Look through the lines below and extract any with the word "Write".

(Figure scripts)
== == ==
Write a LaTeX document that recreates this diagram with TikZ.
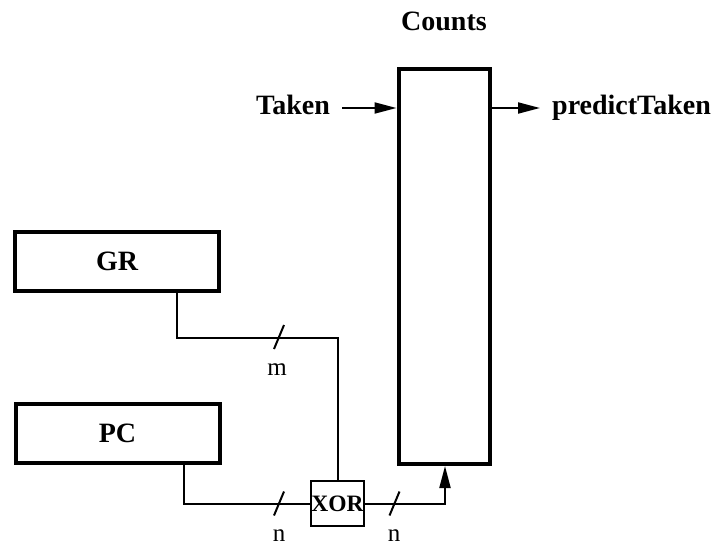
\documentclass[tikz,border=0pt]{standalone}
\usepackage{fontspec}
\setmainfont{Liberation Serif}
\usetikzlibrary{arrows.meta}

\tikzset{
  reg/.style={draw, line width=4pt, minimum width=204pt, minimum height=59pt,
    inner sep=0pt, font=\fontsize{28}{30}\selectfont\bfseries},
  wire/.style={line width=2pt},
  arrow/.style={wire, -{Triangle[length=22pt,width=11pt]}},
  word/.style={inner sep=12pt, text height=19pt, text depth=6pt,
    font=\fontsize{28}{30}\selectfont\bfseries},
  buslabel/.style={inner sep=0pt, anchor=base, font=\fontsize{25}{27}\selectfont},
}

\begin{document}
\begin{tikzpicture}[x=1pt, y=-1pt]
  \useasboundingbox (0,0) rectangle (720,546);

  \node (counts) [reg, minimum width=91pt, minimum height=395pt] at (444,266.5) {};
  \node (gr) [reg] at (117,261.5) {GR};
  \node (pc) [reg] at (117.5,433.5) {PC};
  \node (xor) [draw, wire, minimum width=53pt, minimum height=45pt, inner sep=0pt,
    font=\fontsize{23.5}{25}\selectfont\bfseries] at (337.5,503.5) {XOR};

  \node (title)   [word, inner sep=0pt] at (444,24) {Counts};
  \node (taken)   [word, anchor=east] at (342,108) {Taken};
  \node (predict) [word, anchor=west] at (540,108) {predictTaken};

  \draw [arrow] (taken) -- (taken -| counts.west);
  \draw [arrow] (counts.east |- predict.west) -- (predict.west);

  \draw [wire] ([xshift=60pt]gr.south) -- ++(0,45) -| (xor.north);
  \draw [wire] ([xshift=66.5pt]pc.south) |- (xor.west);
  \draw [arrow] (xor.east) -| ([xshift=1pt]counts.south);

  \coordinate (mbus)  at (279,337);
  \coordinate (nbus1) at (279,503.5);
  \coordinate (nbus2) at (394.5,503.5);
  \draw [wire] (mbus)  ++(-5,12) -- ++(10,-24);
  \draw [wire] (nbus1) ++(-5,12) -- ++(10,-24);
  \draw [wire] (nbus2) ++(-5,12) -- ++(10,-24);

  \node (m)  [buslabel] at (277,375) {m};
  \node (n1) [buslabel] at (279,541) {n};
  \node (n2) [buslabel] at (394,541) {n};
\end{tikzpicture}
\end{document}
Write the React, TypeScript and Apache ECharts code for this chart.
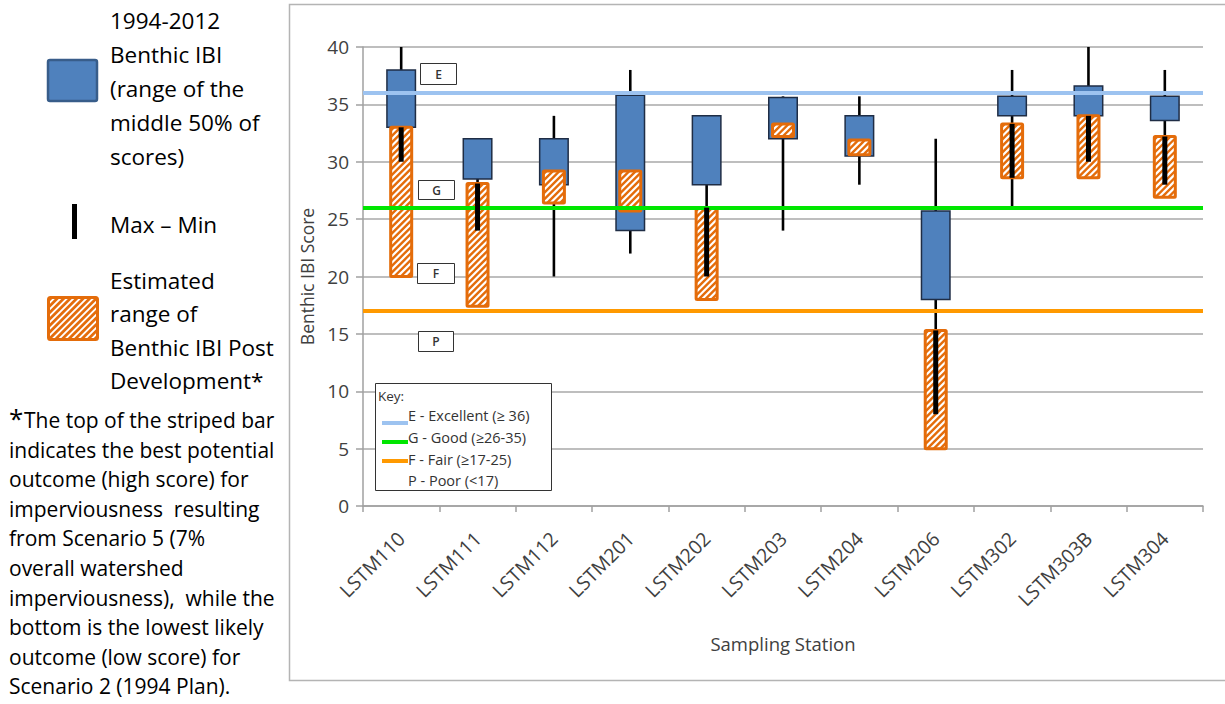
import React, { useEffect, useRef } from "react";
import * as echarts from "echarts";

const stations = ["LSTM110", "LSTM111", "LSTM112", "LSTM201", "LSTM202", "LSTM203", "LSTM204", "LSTM206", "LSTM302", "LSTM303B", "LSTM304"];
const maxScore = [40, 32, 34, 38, 34, 35.7, 35.7, 32, 38, 40, 38];
const minScore = [30, 24, 20, 22, 20, 24, 28, 8, 26, 30, 28];
const boxTop = [38, 32, 32, 35.8, 34, 35.6, 34, 25.7, 35.7, 36.6, 35.7];
const boxBottom = [33, 28.5, 28, 24, 28, 32, 30.5, 18, 34, 34, 33.6];
const postHigh = [33, 28.1, 29.2, 29.2, 26, 33.3, 31.9, 15.3, 33.3, 34, 32.2];
const postLow = [20, 17.4, 26.4, 25.7, 18, 32.2, 30.6, 5, 28.6, 28.6, 26.9];
const whiskerOverPost = [true, true, false, false, true, false, false, true, true, true, true];
const yTicks = { min: 0, max: 40, interval: 5 };
const thresholds = [
  { name: "E", value: 36, color: "#9DC3F0", key: "E - Excellent (\u2265 36)" },
  { name: "G", value: 26, color: "#00E600", key: "G - Good (\u226526-35)" },
  { name: "F", value: 17, color: "#FF9900", key: "F - Fair (\u226517-25)" },
];
const poorKey = "P - Poor (<17)";

const FONT = "'Open Sans', 'Noto Sans', sans-serif";
const ORANGE = "#E46C0A";
const BLUE = "#4F81BD";

function hatchLines(x0: number, y0: number, x1: number, y1: number, step: number, color: string, width: number) {
  const out: any[] = [];
  for (let c = x0 + y0 + step / 2; c < x1 + y1; c += step) {
    const xa = Math.max(x0, c - y1);
    const xb = Math.min(x1, c - y0);
    if (xb <= xa) continue;
    out.push({ type: "line", shape: { x1: xa, y1: c - xa, x2: xb, y2: c - xb }, style: { stroke: color, lineWidth: width } });
  }
  return out;
}

export default function App() {
  const ref = useRef<HTMLDivElement>(null);
  useEffect(() => {
    document.body.style.margin = "0";
    const chart = echarts.init(ref.current!, undefined, { renderer: "svg" });

    const whiskerData = stations.map((_, i) => [i, minScore[i], maxScore[i]]);
    const boxData = stations.map((_, i) => [i, boxBottom[i], boxTop[i]]);
    const postData = stations.map((_, i) => [i, postLow[i], postHigh[i]]);
    const thickData = stations
      .map((_, i) => [i, Math.max(minScore[i], postLow[i]), Math.min(maxScore[i], postHigh[i])])
      .filter((d, idx) => whiskerOverPost[idx] && d[2] > d[1]);

    const lineSeries = (w: number) => (params: any, api: any) => {
      const i = api.value(0);
      const a = api.coord([i, api.value(1)]);
      const b = api.coord([i, api.value(2)]);
      return { type: "line", shape: { x1: a[0], y1: a[1], x2: b[0], y2: b[1] }, style: { stroke: "#000", lineWidth: w } };
    };

    const g: any[] = [];
    // Legend: blue box
    g.push({ type: "rect", shape: { x: 48, y: 60, width: 49, height: 41, r: 2 }, style: { fill: BLUE, stroke: "#385D8A", lineWidth: 2.5 } });
    const legText = (lines: string[], y: number, gap: number) =>
      lines.forEach((t, k) => g.push({ type: "text", x: 110, y: y + k * gap, style: { text: t, font: `22.5px ${FONT}`, fill: "#000", verticalAlign: "middle" } }));
    legText(["1994-2012", "Benthic IBI", "(range of the", "middle 50% of", "scores)"], 20, 34.2);
    g.push({ type: "rect", shape: { x: 72, y: 204, width: 5, height: 35 }, style: { fill: "#000" } });
    legText(["Max \u2013 Min"], 224, 0);
    g.push({ type: "rect", shape: { x: 48.5, y: 297.5, width: 49, height: 42, r: 2 }, style: { fill: "#fff" } });
    hatchLines(48.5, 297.5, 97.5, 339.5, 6.5, ORANGE, 2.6).forEach((l) => g.push(l));
    g.push({ type: "rect", shape: { x: 48.5, y: 297.5, width: 49, height: 42, r: 2 }, style: { fill: "none", stroke: ORANGE, lineWidth: 3 } });
    legText(["Estimated", "range of", "Benthic IBI Post", "Development*"], 280, 33.5);

    // Footnote
    g.push({ type: "text", x: 9, y: 418, style: { text: "*", font: `26px ${FONT}`, fill: "#000", verticalAlign: "middle" } });
    const foot = ["The top of the striped bar", "indicates the best potential", "outcome (high score) for", "imperviousness  resulting", "from Scenario 5 (7%", "overall watershed", "imperviousness),  while the", "bottom is the lowest likely", "outcome (low score) for", "Scenario 2 (1994 Plan)."];
    foot.forEach((t, k) =>
      g.push({ type: "text", x: k === 0 ? 24 : 9, y: 420 + k * 29.6, style: { text: t, font: `21px ${FONT}`, fill: "#000", verticalAlign: "middle" } })
    );

    // Chart frame
    g.push({ type: "rect", z: -10, shape: { x: 289.5, y: 4.5, width: 1000, height: 676 }, style: { fill: "none", stroke: "#B4B4B4", lineWidth: 1.5 } });

    // Letter boxes
    const letterBoxes = [
      { t: "E", x: 420, y: 63, w: 36, h: 21 },
      { t: "G", x: 418, y: 180, w: 36, h: 19 },
      { t: "F", x: 417, y: 263, w: 37, h: 20 },
      { t: "P", x: 418, y: 331, w: 35, h: 20 },
    ];
    letterBoxes.forEach((b) => {
      g.push({ type: "rect", z: 20, shape: { x: b.x + 0.5, y: b.y + 0.5, width: b.w, height: b.h }, style: { fill: "#fff", stroke: "#333", lineWidth: 1 } });
      g.push({ type: "text", z: 21, x: b.x + b.w / 2 + 0.5, y: b.y + b.h / 2 + 0.5, style: { text: b.t, font: `600 12px ${FONT}`, fill: "#333", align: "center", verticalAlign: "middle" } });
    });

    // Key box
    g.push({ type: "rect", z: 20, shape: { x: 375.5, y: 383.5, width: 176, height: 107 }, style: { fill: "#fff", stroke: "#333", lineWidth: 1 } });
    g.push({ type: "text", z: 21, x: 378, y: 396, style: { text: "Key:", font: `13.5px ${FONT}`, fill: "#333", verticalAlign: "middle" } });
    const keyY = [415, 437, 459];
    const keyLineY = [423, 442, 461];
    thresholds.forEach((th, k) => {
      g.push({ type: "line", z: 21, shape: { x1: 382, y1: keyLineY[k], x2: 408, y2: keyLineY[k] }, style: { stroke: th.color, lineWidth: 4 } });
      g.push({ type: "text", z: 21, x: 408, y: keyY[k], style: { text: th.key, font: `14.5px ${FONT}`, fill: "#333", verticalAlign: "middle" } });
    });
    g.push({ type: "text", z: 21, x: 408, y: 480, style: { text: poorKey, font: `14.5px ${FONT}`, fill: "#333", verticalAlign: "middle" } });

    chart.setOption({
      animation: false,
      grid: { left: 363, right: 22, top: 47, bottom: 198 },
      xAxis: {
        type: "category",
        data: stations,
        name: "Sampling Station",
        nameLocation: "middle",
        nameGap: 128,
        nameTextStyle: { fontSize: 18.5, color: "#404040", fontFamily: FONT },
        axisLine: { lineStyle: { color: "#A0A0A0", width: 1.5 } },
        axisTick: { show: true, length: 6, lineStyle: { color: "#A0A0A0", width: 1.5 } },
        axisLabel: { rotate: 45, fontSize: 19.5, color: "#404040", fontFamily: FONT, margin: 29, interval: 0 },
        splitLine: { show: false },
      },
      yAxis: {
        type: "value",
        min: yTicks.min,
        max: yTicks.max,
        interval: yTicks.interval,
        name: "Benthic IBI Score",
        nameLocation: "middle",
        nameGap: 43,
        nameTextStyle: { fontSize: 17.5, color: "#404040", fontFamily: FONT },
        axisLine: { show: true, lineStyle: { color: "#A0A0A0", width: 1.5 } },
        axisTick: { show: true, length: 7, lineStyle: { color: "#A0A0A0", width: 1.5 } },
        axisLabel: { fontSize: 19, color: "#404040", fontFamily: FONT, margin: 14 },
        splitLine: { lineStyle: { color: "#A8A8A8", width: 1.5 } },
      },
      graphic: g,
      series: [
        {
          type: "custom",
          name: "Max \u2013 Min",
          z: 2,
          encode: { x: 0, y: [1, 2] },
          renderItem: lineSeries(2.6),
          data: whiskerData,
        },
        {
          type: "custom",
          name: "1994-2012 Benthic IBI",
          z: 3,
          encode: { x: 0, y: [1, 2] },
          renderItem: (params: any, api: any) => {
            const i = api.value(0);
            const a = api.coord([i, api.value(1)]);
            const b = api.coord([i, api.value(2)]);
            const w = 30;
            return { type: "rect", shape: { x: a[0] - w / 2 + 0.75, y: b[1], width: w - 1.5, height: a[1] - b[1] }, style: { fill: BLUE, stroke: "#1F2D45", lineWidth: 1.5 } };
          },
          data: boxData,
        },
        {
          type: "custom",
          name: "Estimated range of Benthic IBI Post Development",
          z: 4,
          encode: { x: 0, y: [1, 2] },
          renderItem: (params: any, api: any) => {
            const i = api.value(0);
            const a = api.coord([i, api.value(1)]);
            const b = api.coord([i, api.value(2)]);
            const w = 24;
            const x0 = a[0] - w / 2 + 1.5;
            const x1 = a[0] + w / 2 - 1.5;
            const y0 = b[1];
            const y1 = a[1];
            const children: any[] = [{ type: "rect", shape: { x: x0, y: y0, width: x1 - x0, height: y1 - y0 }, style: { fill: "#fff" } }];
            hatchLines(x0, y0, x1, y1, 6.5, ORANGE, 2.4).forEach((l) => children.push(l));
            children.push({ type: "rect", shape: { x: x0, y: y0, width: x1 - x0, height: y1 - y0, r: 1 }, style: { fill: "none", stroke: ORANGE, lineWidth: 3 } });
            return { type: "group", children };
          },
          data: postData,
        },
        {
          type: "line",
          name: "thresholds",
          z: 5,
          data: [],
          markLine: {
            silent: true,
            symbol: "none",
            label: { show: false },
            data: thresholds.map((th) => ({ yAxis: th.value, lineStyle: { color: th.color, width: 4, type: "solid" } })),
          },
        },
        {
          type: "custom",
          name: "Max \u2013 Min overlay",
          z: 6,
          encode: { x: 0, y: [1, 2] },
          renderItem: lineSeries(5),
          data: thickData,
        },
      ],
    });
    return () => chart.dispose();
  }, []);
  return <div ref={ref} style={{ width: 1225, height: 704 }} />;
}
== == ==
### Full solution:
Write a LaTeX document that recreates this diagram with TikZ.
Write the React, TypeScript and Apache ECharts code for this chart.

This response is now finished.